Dive Brief:
- Southern Co. yesterday reported second quarter earnings of $629 million, or 69 cents per share, up from $611 million in the same period last year.
- The company got a boost from retail revenue effects at regulated utilities, warmer weather and stronger than expected performance of its Southern Power subsidiary.
- Maintenance expenses and non-fuel operations held the company's earnings back, however; results for the first half also included millions of dollars in increased expenses at the company's Kemper County integrated gasification combined cycle project.
Dive Insight:
Southern Co.'s retail KWh sales rose about 2.2% in the second quarter, but overall sales so far this year are still lagging last year's numbers slightly.
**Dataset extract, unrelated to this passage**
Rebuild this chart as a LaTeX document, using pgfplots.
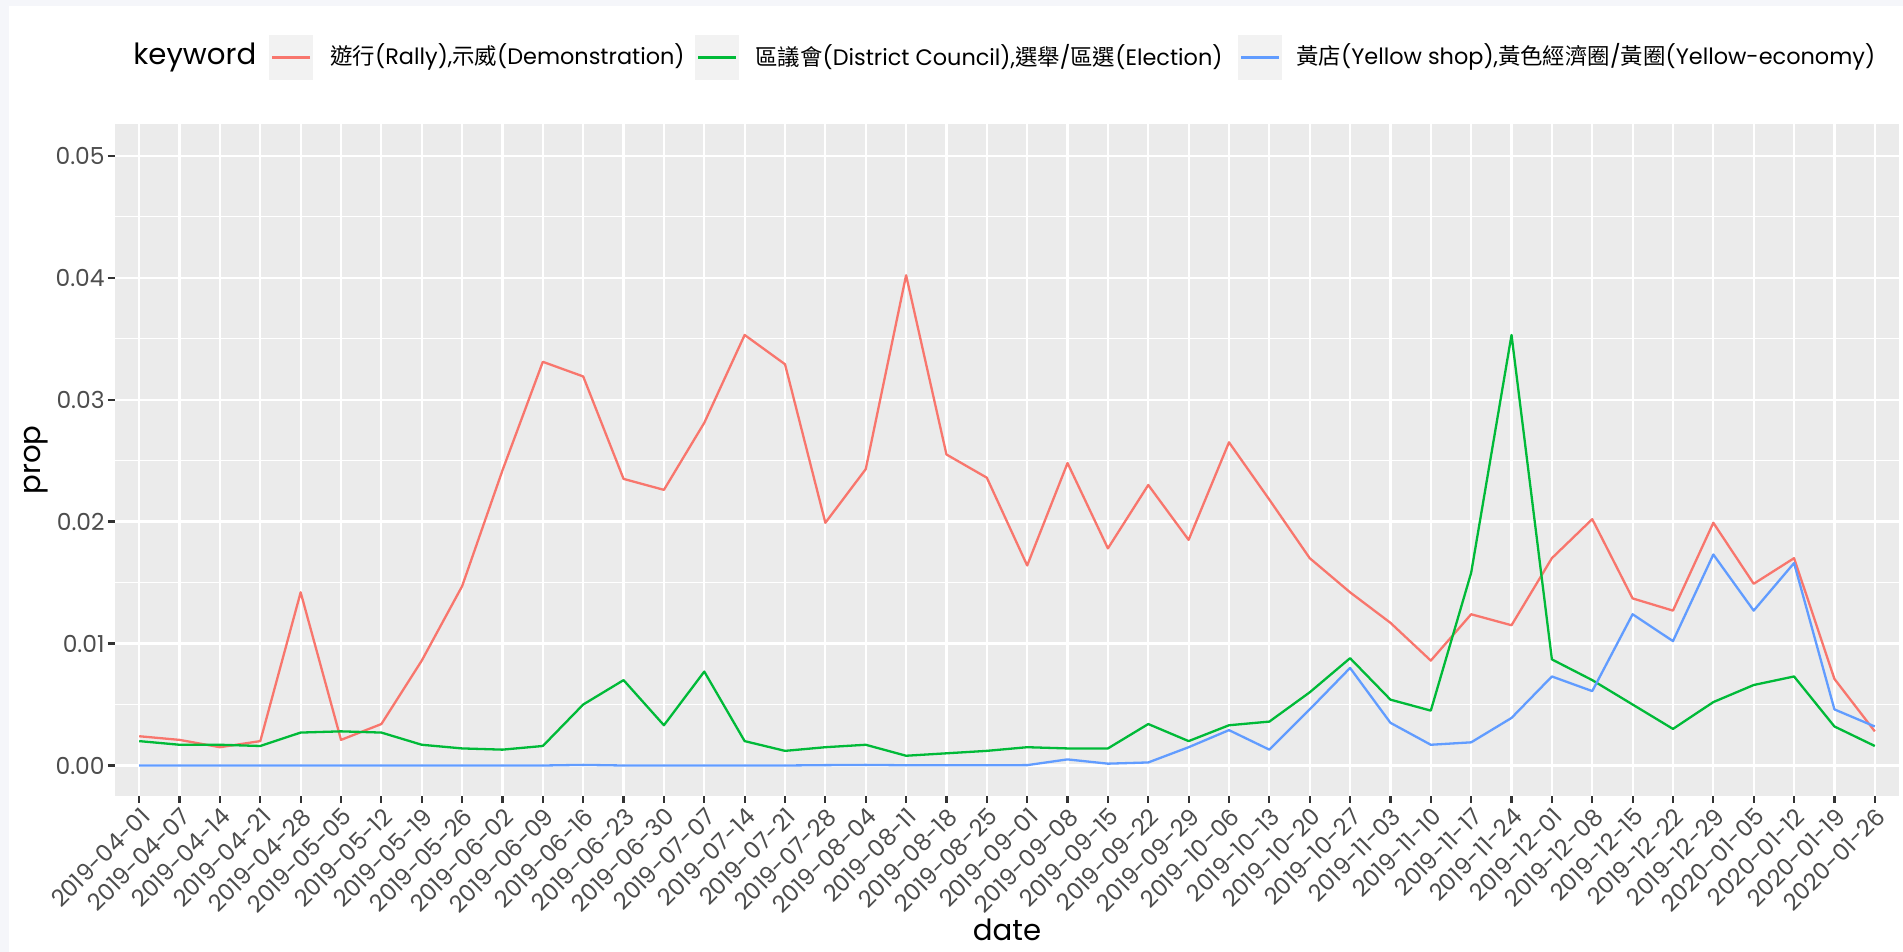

Southern reported total wholesale sales of 7,806 million KWh in the second quarter, a small 1.3% bump over the same quarter a year ago. But comparing the first half of 2015 to last year tells a different story — wholesale sales are down around 6%, thus far totaling less than 15,000 million KWh.
Southern's total sales this year are about 0.6% lower than the first half of 2014.
"We are encouraged by positive customer growth during the second quarter of 2015, particularly in the residential sector," Southern Company Chairman, President and CEO Thomas Fanning said in a statement. "Also, for the first time since 2004, we have experienced two consecutive quarters of weather-normalized growth in all three customer classes – residential, commercial and industrial – as our region continues to grow faster than the U.S. as a whole."
Second-quarter 2015 operating revenues were $4.34 billion, compared with $4.47 billion, or about a 2.9% decline from last year. For the six months ended June 30, operating revenues were $8.52 billion, a decrease of 6.5%.